La Tía es una señora de sesenta y tantos, una Señora Profesora. La semana pasada se le subió la presión y la llevaron al médico. Estaba asustada. Contestó al interrogatorio como un prisionero.

El médico averiguó que la Tía vive como una máquina a vapor entre el trabajo, la familia y las amistades. No duerme más de cinco horas porque no tiene tiempo que perder. Es afecta a los Virginia Slim, al peluquero y al gancia. También se excede con los taxis y los chocolates. Cada cena incluye una disputa ritual con el Tío. Y además, como cereza del postre, cada fin de semana la Tía se lanza a una ruinosa juerga de canastas y póker por porotos.

A esta altura de la pesquisa el médico sacudió el tensiómetro y sentenció:
- Vamos a tener que hacer muchos cambios de hábitos, Señora. Con ese modo de vida, usted va a terminar en el cementerio.
La Tía, estupefacta e indignada, le respondió:
- ¿Y usted?! ¿Dónde se cree que va a terminar usted con su "modito" de vida?!

Agradecemos al cielo que no le pegó un carterazo.

Anoche estaba cansada y el mundo me parecía hueco. Terminé de lavarme los dientes y me quedé abstraída, mirándome al espejo sin pensar en nada. De pronto algo anormal pero imperceptible apareció en el espejo. Por un momento no supe qué. Mi rostro estaba ahí, sin expresión. Pero en las pupilas había una desviación infinitesimal.

Fue como un puñetazo comprender que el reflejo de mi mirada ya no me miraba a mí. Miraba algo detrás mío. Giré aterrada. Revisé cada centímetro a mis espaldas. No había nada, por supuesto.

La superficie del espejo estaba sucia.
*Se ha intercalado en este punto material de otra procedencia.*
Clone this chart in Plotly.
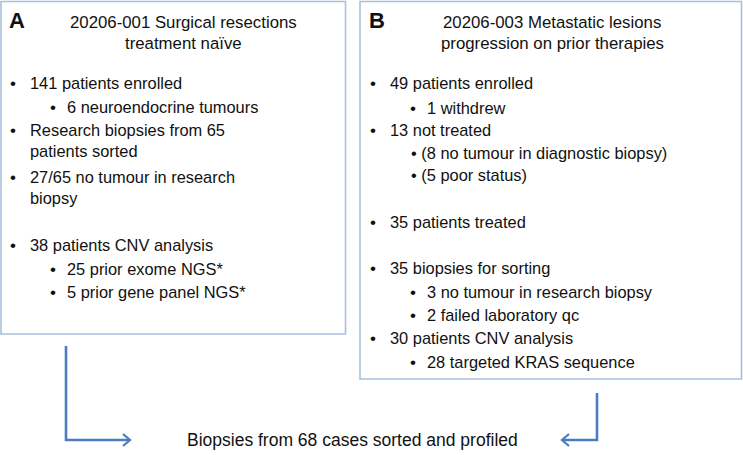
import plotly.graph_objects as go

W, H = 743, 455
FONT = "Liberation Sans, Arial, sans-serif"
TXT = "#111111"
BOX_COL = "#a8c0de"
ARR_COL = "#4a7ebf"

# Panel headings
panel_labels = ["A", "B"]
titles_a = ["20206-001 Surgical resections", "treatment naïve"]
titles_b = ["20206-003 Metastatic lesions", "progression on prior therapies"]

# Bullet lines: (level, text, y)  level 1 = main bullet, 2 = sub bullet, 0 = continuation
lines_a = [
    (1, "141 patients enrolled", 83),
    (2, "6 neuroendocrine tumours", 107),
    (1, "Research biopsies from 65", 130),
    (0, "patients sorted", 151),
    (1, "27/65 no tumour in research", 177),
    (0, "biopsy", 198),
    (1, "38 patients CNV analysis", 245),
    (2, "25 prior exome NGS*", 269),
    (2, "5 prior gene panel NGS*", 292),
]
lines_b = [
    (1, "49 patients enrolled", 83),
    (2, "1 withdrew", 108),
    (1, "13 not treated", 130),
    (3, "(8 no tumour in diagnostic biopsy)", 153),
    (3, "(5 poor status)", 175),
    (1, "35 patients treated", 222),
    (1, "35 biopsies for sorting", 268),
    (2, "3 no tumour in research biopsy", 292),
    (2, "2 failed laboratory qc", 315),
    (1, "30 patients CNV analysis", 338),
    (2, "28 targeted KRAS sequence", 362),
]
footer = "Biopsies from 68 cases sorted and profiled"

fig = go.Figure()
fig.add_trace(go.Scatter(x=[0, W], y=[0, H], mode="markers", marker=dict(opacity=0), hoverinfo="skip", showlegend=False))

shapes = []
# boxes
shapes.append(dict(type="rect", x0=1, y0=1.5, x1=345.5, y1=334, line=dict(color=BOX_COL, width=1.6)))
shapes.append(dict(type="rect", x0=360, y0=1.5, x1=741.5, y1=379, line=dict(color=BOX_COL, width=1.6)))

# arrows
def chevron(xe, ye, direction):
    d = 7 if direction == "right" else -7
    return dict(type="path", path=f"M {xe-d},{ye-6} L {xe},{ye} L {xe-d},{ye+6}",
                line=dict(color=ARR_COL, width=2.2))

shapes.append(dict(type="path", path="M 66,346 L 66,440 L 130,440", line=dict(color=ARR_COL, width=2.6)))
shapes.append(chevron(130, 440, "right"))
shapes.append(dict(type="path", path="M 597,393 L 597,440 L 563,440", line=dict(color=ARR_COL, width=2.6)))
shapes.append(chevron(562, 440, "left"))

ann = []
def text(x, y, s, size=16.4, anchor="left", bold=False):
    ann.append(dict(x=x, y=y, xref="x", yref="y", text=(f"<b>{s}</b>" if bold else s), showarrow=False,
                    xanchor=anchor, yanchor="middle", font=dict(family=FONT, size=size, color=TXT)))

text(7, 20, panel_labels[0], size=22, bold=True)
text(367, 20, panel_labels[1], size=22, bold=True)
text(183, 22, titles_a[0], size=16.8, anchor="center")
text(183, 43, titles_a[1], size=16.8, anchor="center")
text(552, 22, titles_b[0], size=16.8, anchor="center")
text(552, 43, titles_b[1], size=16.8, anchor="center")

def bullets(lines, x0):
    for lvl, s, y in lines:
        if lvl == 1:
            text(x0, y, "•", size=17)
            text(x0 + 20, y, s)
        elif lvl == 0:
            text(x0 + 20, y, s)
        elif lvl == 2:
            text(x0 + 40, y, "•", size=17)
            text(x0 + 57, y, s)
        else:
            text(x0 + 41, y, "• " + s)

bullets(lines_a, 8)
bullets(lines_b, 368)
text(352, 440, footer, size=17.5, anchor="center")

fig.update_layout(
    width=W, height=H, margin=dict(l=0, r=0, t=0, b=0),
    paper_bgcolor="white", plot_bgcolor="white",
    xaxis=dict(range=[0, W], visible=False, fixedrange=True),
    yaxis=dict(range=[H, 0], visible=False, fixedrange=True),
    shapes=shapes, annotations=ann, showlegend=False,
)
fig.write_html("out.html", config={"displayModeBar": False},
               post_script="document.body.style.margin='0';document.body.style.overflow='hidden';")
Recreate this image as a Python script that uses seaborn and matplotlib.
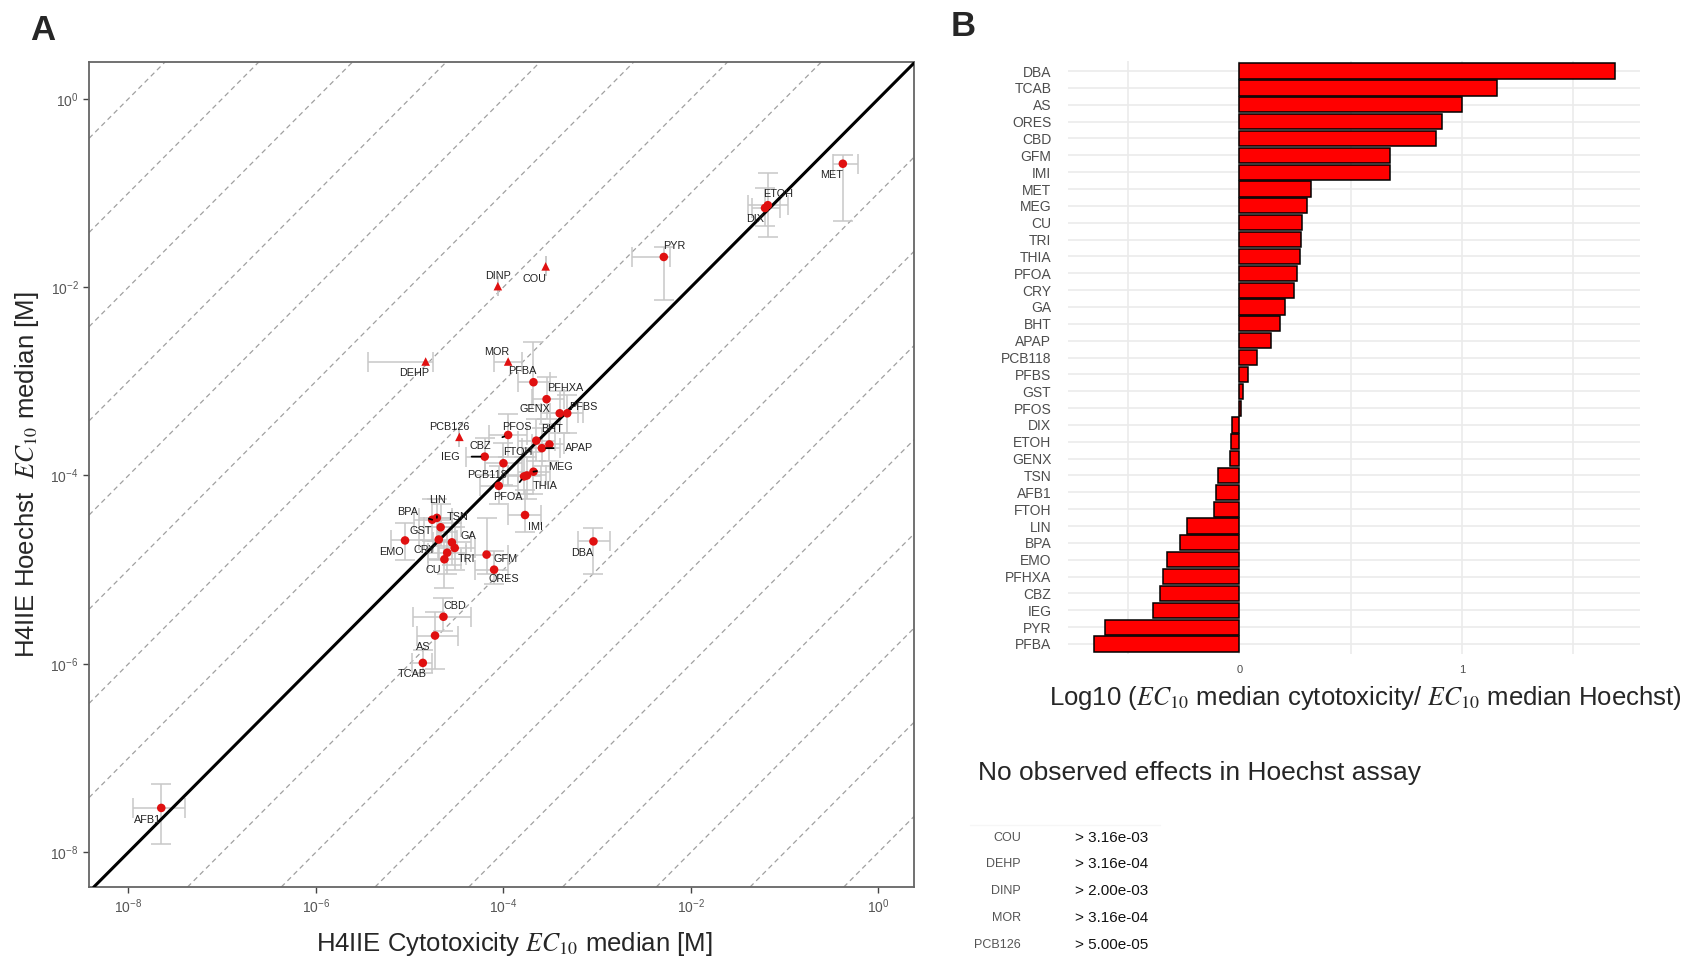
import matplotlib
matplotlib.use('Agg')
import matplotlib.pyplot as plt
import matplotlib.ticker as mticker
import seaborn as sns
import pandas as pd
import numpy as np

sns.set_style('white')
plt.rcParams['font.family'] = ['Liberation Sans', 'DejaVu Sans']

# ---- Panel A: log10 EC10 medians [M] and error bounds ----
names = ['AFB1', 'TCAB', 'AS', 'CBD', 'ORES', 'GFM', 'IMI', 'DBA', 'MET', 'MEG',
         'CU', 'TRI', 'THIA', 'PFOA', 'CRY', 'GA', 'BHT', 'APAP', 'PCB118', 'PFBS',
         'GST', 'PFOS', 'DIX', 'ETOH', 'GENX', 'TSN', 'FTOH', 'LIN', 'BPA', 'EMO',
         'PFHXA', 'CBZ', 'IEG', 'PYR', 'PFBA']
cyto_log = [-7.65, -4.86, -4.73, -4.64, -4.10, -4.18, -3.77, -3.04, -0.38, -3.68,
            -4.63, -4.52, -3.75, -3.78, -4.60, -4.55, -3.51, -3.59, -4.05, -3.32,
            -4.69, -3.65, -1.21, -1.18, -3.40, -4.67, -4.00, -4.71, -4.76, -5.05,
            -3.54, -3.95, -4.20, -2.29, -3.68]
hoechst_log = [-7.53, -5.99, -5.70, -5.50, -5.00, -4.84, -4.42, -4.70, -0.69, -3.96,
               -4.89, -4.77, -4.00, -4.01, -4.82, -4.71, -3.67, -3.71, -4.11, -3.34,
               -4.68, -3.63, -1.16, -1.13, -3.34, -4.55, -3.87, -4.45, -4.47, -4.69,
               -3.19, -3.57, -3.80, -1.68, -3.01]
cyto_lo = [-7.95, -4.98, -4.92, -4.97, -4.30, -4.40, -3.95, -3.21, -0.48, -3.85,
           -4.80, -4.70, -3.95, -3.95, -4.80, -4.75, -3.70, -3.80, -4.25, -3.50,
           -4.90, -3.85, -1.35, -1.39, -3.60, -4.85, -4.20, -4.90, -4.95, -5.20,
           -3.70, -4.15, -4.40, -2.63, -3.85]
cyto_hi = [-7.40, -4.76, -4.49, -4.35, -3.95, -3.95, -3.60, -2.86, -0.22, -3.50,
           -4.45, -4.30, -3.55, -3.60, -4.40, -4.35, -3.35, -3.40, -3.85, -3.15,
           -4.50, -3.45, -1.05, -0.96, -3.20, -4.45, -3.80, -4.55, -4.55, -4.85,
           -3.35, -3.75, -4.00, -2.22, -3.50]
hoechst_lo = [-7.91, -6.10, -6.05, -5.65, -5.15, -5.05, -4.60, -5.05, -1.30, -4.20,
              -5.20, -5.00, -4.25, -4.20, -5.05, -4.95, -3.85, -3.90, -4.30, -3.55,
              -4.90, -3.85, -1.35, -1.47, -3.55, -4.75, -4.10, -4.70, -4.70, -4.90,
              -3.40, -3.80, -4.00, -2.14, -3.25]
hoechst_hi = [-7.28, -5.85, -5.45, -5.30, -4.80, -4.45, -4.15, -4.56, -0.60, -3.75,
              -4.70, -4.55, -3.80, -3.80, -4.60, -4.50, -3.45, -3.50, -3.90, -3.15,
              -4.45, -3.40, -0.95, -0.79, -3.10, -4.30, -3.65, -4.25, -4.25, -4.50,
              -2.95, -3.35, -3.60, -1.57, -2.58]

# compounds without Hoechst effect (triangles)
noeff_names = ['DEHP', 'MOR', 'PCB126', 'DINP', 'COU']
noeff_cyto_log = [-4.83, -3.95, -4.47, -4.06, -3.55]
noeff_hoechst_log = [-2.79, -2.79, -3.59, -1.99, -1.78]
noeff_cyto_lo = [-5.45, -4.10, -4.47, -4.06, -3.55]
noeff_cyto_hi = [-4.75, -3.80, -4.47, -4.06, -3.55]

# ---- Panel B: log10 ratio cytotoxicity / Hoechst ----
bar_names = ['DBA', 'TCAB', 'AS', 'ORES', 'CBD', 'GFM', 'IMI', 'MET', 'MEG', 'CU',
             'TRI', 'THIA', 'PFOA', 'CRY', 'GA', 'BHT', 'APAP', 'PCB118', 'PFBS', 'GST',
             'PFOS', 'DIX', 'ETOH', 'GENX', 'TSN', 'AFB1', 'FTOH', 'LIN', 'BPA', 'EMO',
             'PFHXA', 'CBZ', 'IEG', 'PYR', 'PFBA']
bar_values = [1.687, 1.156, 1.000, 0.912, 0.885, 0.679, 0.679, 0.324, 0.306, 0.282,
              0.277, 0.271, 0.260, 0.247, 0.207, 0.183, 0.142, 0.078, 0.037, 0.015,
              0.008, -0.033, -0.037, -0.040, -0.097, -0.103, -0.115, -0.235, -0.265, -0.324,
              -0.342, -0.358, -0.388, -0.604, -0.651]

# ---- table of compounds without effect ----
table_names = ['COU', 'DEHP', 'DINP', 'MOR', 'PCB126']
table_values = ['> 3.16e-03', '> 3.16e-04', '> 2.00e-03', '> 3.16e-04', '> 5.00e-05']

# label offsets (points), and which labels get a leader line
label_offsets = {
    'AFB1': (-10, -8.6), 'TCAB': (-7.6, -8.1), 'AS': (-8.4, -7.9), 'CBD': (8.1, 7.7),
    'ORES': (7.2, -6.5), 'GFM': (13.7, -2.9), 'IMI': (7.9, -8.4), 'DBA': (-8.4, -8.4),
    'MET': (-8.4, -8.4), 'MEG': (19.7, 3.6), 'CU': (-7.7, -7.9), 'TRI': (8.4, -7.9),
    'THIA': (13.2, -7.7), 'PFOA': (-11.5, -14.8), 'CRY': (-16.3, 1.9), 'GA': (12, 4.8),
    'BHT': (1.7, 10.8), 'APAP': (27, 0), 'PCB118': (-8.4, 7.7), 'PFBS': (11.7, 4.3),
    'GST': (-13.2, 6), 'PFOS': (-13.9, 9.9), 'DIX': (-7.4, -7.9), 'ETOH': (7.6, 7.7),
    'GENX': (-17.5, 2.9), 'TSN': (12, 7.2), 'FTOH': (10.1, 7.9), 'LIN': (0.4, 13.2),
    'BPA': (-18, 5.5), 'EMO': (-9.6, -8.6), 'PFHXA': (13.4, 7.7), 'CBZ': (-19.9, -7.7),
    'IEG': (-24.5, 0), 'PYR': (7.7, 7.9), 'PFBA': (-7.9, 7.9),
    'DEHP': (-8.4, -8.4), 'MOR': (-8.1, 7.2), 'PCB126': (-7.2, 7.2),
    'DINP': (0, 7), 'COU': (-7.8, -9.4),
}
leader = ['CBZ', 'APAP', 'IEG', 'MEG', 'PFOA', 'LIN', 'BPA']

red = '#E01010'
fig = plt.figure(figsize=(17, 9.57), dpi=100)

# ================= Panel A =================
axA = fig.add_axes([0.0524, 0.0731, 0.4853, 0.8621])

df = pd.DataFrame({
    'name': names + noeff_names,
    'cyto': 10.0 ** np.array(cyto_log + noeff_cyto_log),
    'hoechst': 10.0 ** np.array(hoechst_log + noeff_hoechst_log),
    'effect': ['yes'] * len(names) + ['no'] * len(noeff_names),
})

axA.set_xscale('log')
axA.set_yscale('log')
axA.set_xlim(10 ** -8.42, 10 ** 0.38)
axA.set_ylim(10 ** -8.37, 10 ** 0.39)

# dashed decade lines and solid 1:1 line
for k in range(-9, 10):
    if k == 0:
        continue
    axA.axline((1.0, 10.0 ** k), (10.0, 10.0 ** (k + 1)), color='#A0A0A0',
               lw=0.9, ls=(0, (4, 3)), zorder=1)
axA.axline((1.0, 1.0), (10.0, 10.0), color='black', lw=2.2, zorder=4)

# error bars
cx = 10.0 ** np.array(cyto_log)
hy = 10.0 ** np.array(hoechst_log)
xerr = [cx - 10.0 ** np.array(cyto_lo), 10.0 ** np.array(cyto_hi) - cx]
yerr = [hy - 10.0 ** np.array(hoechst_lo), 10.0 ** np.array(hoechst_hi) - hy]
axA.errorbar(cx, hy, xerr=xerr, yerr=yerr, fmt='none', ecolor='#C8C8C8',
             elinewidth=1.1, capsize=7, capthick=1.1, zorder=2)
ncx = 10.0 ** np.array(noeff_cyto_log)
nhy = 10.0 ** np.array(noeff_hoechst_log)
nxerr = [ncx - 10.0 ** np.array(noeff_cyto_lo), 10.0 ** np.array(noeff_cyto_hi) - ncx]
axA.errorbar(ncx, nhy, xerr=nxerr, fmt='none', ecolor='#C8C8C8',
             elinewidth=1.1, capsize=7, capthick=1.1, zorder=2)

sns.scatterplot(data=df, x='cyto', y='hoechst', style='effect',
                markers={'yes': 'o', 'no': '^'}, color=red, s=38,
                edgecolor='none', legend=False, ax=axA, zorder=5)

for _, r in df.iterrows():
    off = label_offsets[r['name']]
    arrow = None
    if r['name'] in leader:
        arrow = dict(arrowstyle='-', color='black', lw=1.3, shrinkA=6, shrinkB=3)
    axA.annotate(r['name'], (r['cyto'], r['hoechst']), xytext=off,
                 textcoords='offset points', ha='center', va='center',
                 fontsize=7.8, color='#222222', zorder=6, arrowprops=arrow)

decades = [1e-8, 1e-6, 1e-4, 1e-2, 1e0]
axA.set_xticks(decades)
axA.set_yticks(decades)
axA.xaxis.set_minor_locator(mticker.NullLocator())
axA.yaxis.set_minor_locator(mticker.NullLocator())
axA.tick_params(axis='both', which='major', length=4, width=1, color='#444444',
                labelcolor='#555555', labelsize=10, direction='out', bottom=True, left=True)
for s in axA.spines.values():
    s.set_color('#666666')
    s.set_linewidth(1.3)

axA.set_xlabel('H4IIE Cytotoxicity $EC_{10}$ median [M]', fontsize=18.5,
               math_fontfamily='stix')
axA.set_ylabel('H4IIE Hoechst  $EC_{10}$ median [M]', fontsize=18.5,
               math_fontfamily='stix')
axA.xaxis.set_label_coords(0.515, -0.052)
axA.yaxis.set_label_coords(-0.058, 0.5)

# ================= Panel B =================
axB = fig.add_axes([0.6282, 0.3165, 0.3365, 0.6198])
bdf = pd.DataFrame({'compound': bar_names, 'ratio': bar_values})
sns.barplot(data=bdf, x='ratio', y='compound', orient='h', color='#FF0000',
            saturation=1, edgecolor='black', linewidth=1.1, width=0.9, ax=axB, zorder=3)
axB.set_xlim(-0.77, 1.80)
axB.set_ylim(len(bar_names) - 0.4, -0.6)
for v in [-0.5, 0, 0.5, 1, 1.5]:
    axB.axvline(v, color='#EBEBEB', lw=1.2, zorder=0)
for i in range(len(bar_names)):
    axB.axhline(i, color='#EBEBEB', lw=1.2, zorder=0)
axB.set_xticks([0, 1])
axB.set_xticklabels(['0', '1'])
axB.tick_params(axis='both', length=0, labelcolor='#4D4D4D')
axB.tick_params(axis='y', labelsize=10, pad=12)
axB.tick_params(axis='x', labelsize=8, pad=8)
for s in axB.spines.values():
    s.set_visible(False)
axB.set_ylabel('')
axB.set_xlabel('Log10 ($EC_{10}$ median cytotoxicity/ $EC_{10}$ median Hoechst)',
               fontsize=18.5, math_fontfamily='stix')
axB.xaxis.set_label_coords(0.52, -0.05)

# ================= Panel letters and table =================
fig.text(43 / 1700, 1 - 30 / 957, 'A', fontsize=25, fontweight='bold', ha='center', va='center')
fig.text(963 / 1700, 1 - 27 / 957, 'B', fontsize=25, fontweight='bold', ha='center', va='center')
fig.text(978 / 1700, 1 - 773 / 957, 'No observed effects in Hoechst assay',
         fontsize=19, ha='left', va='center')
fig.add_artist(plt.Line2D([970 / 1700, 1160 / 1700], [1 - 825 / 957, 1 - 825 / 957],
                          color='#F6F6F6', lw=1))
row_y = [838, 864, 891, 918, 945]
for nm, val, yy in zip(table_names, table_values, row_y):
    fig.text(1021 / 1700, 1 - yy / 957, nm, fontsize=9, color='#555555',
             ha='right', va='center')
    fig.text(1075 / 1700, 1 - yy / 957, val, fontsize=11, color='#111111',
             ha='left', va='center')

fig.savefig('out.png', dpi=100)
Un par de manchas, sumadas a mi ánimo desértico, podían explicar razonablemente el fenómeno óptico. Sin embargo me costó volver a enfrentar mi reflejo en el espejo. Anoche me miré a los ojos con infinita desconfianza.

Tras un largo pestañeo abro los ojos y veo un luminoso vaso de leche. Me pongo en puntas de pie y apoyo la barbilla en la mesada de mármol. La mano de mi abuela hace girar la cucharita a toda velocidad dentro del vaso. El chocolate se mezcla parsimoniosamente. Cierro los ojos con deleite.

Vuelvo a abrir los ojos, como si acabara de despertarme, frente al remolino de la leche en el vaso. Es otro vaso, claro. Suspiro con nostalgia y vuelvo a girar la cucharita. A mi lado una niña espera hambrienta su chocolatada, pero yo me demoro. Me demoro todo lo que puedo.

Tengo la impresión de que después del próximo pestañeo la leche seguirá girando, pero habrá otra mano revolviendo la cucharita. Yo habré desaparecido sin dejar rastros.

Casi había olvidado al Bicho Muerto cuando reapareció con un interrogatorio fisiológico. Ahora me despierta en mitad de la noche con preguntas del tipo: "¿Dónde están tus membranas?" "¡Los seres vivos mantienen sus órganos alejados del exterior! ¿dónde están tus membranas?"

Y el Bicho Muerto tiene sus razones para molestarme. A mi me pasan cosas raras.

Por ejemplo lo enloquece que tenga vértigo ajeno. Sucede que yo me asomo a las alturas sin preocupación, pero cuando un niño hace lo mismo se me corta la respiración. Un espasmo me contrae hasta el último músculo del cuerpo. Traspirada y contracturada, termino suplicando a la criatura que se apiade de mi.

O por ejemplo el día que me anunciaron una muerte. No lloré. Apenas se pronunciaron las palabras -como si hubieran apretado un botón- las arcadas me lanzaron de cabeza al inodoro. Pasé dos horas vomitando sin la menor pena ni consideración por el muerto.

Y además, algunas veces la belleza llega a hacerme doler el pecho.

Y el Bicho Muerto, maldito espiritu científico, no para de exigir explicaciones: "¿Qué saben tus pulmones de belleza, ah? ¿Qué?". "¿Qué le importa a tu sistema esquelético de un niño ajeno? ¿Qué, qué? ¿Cómo puede ser?". "¿Y qué tiene que ver el duelo con la digestión?" "¡Pero qué desquicio! ¡Por favor!"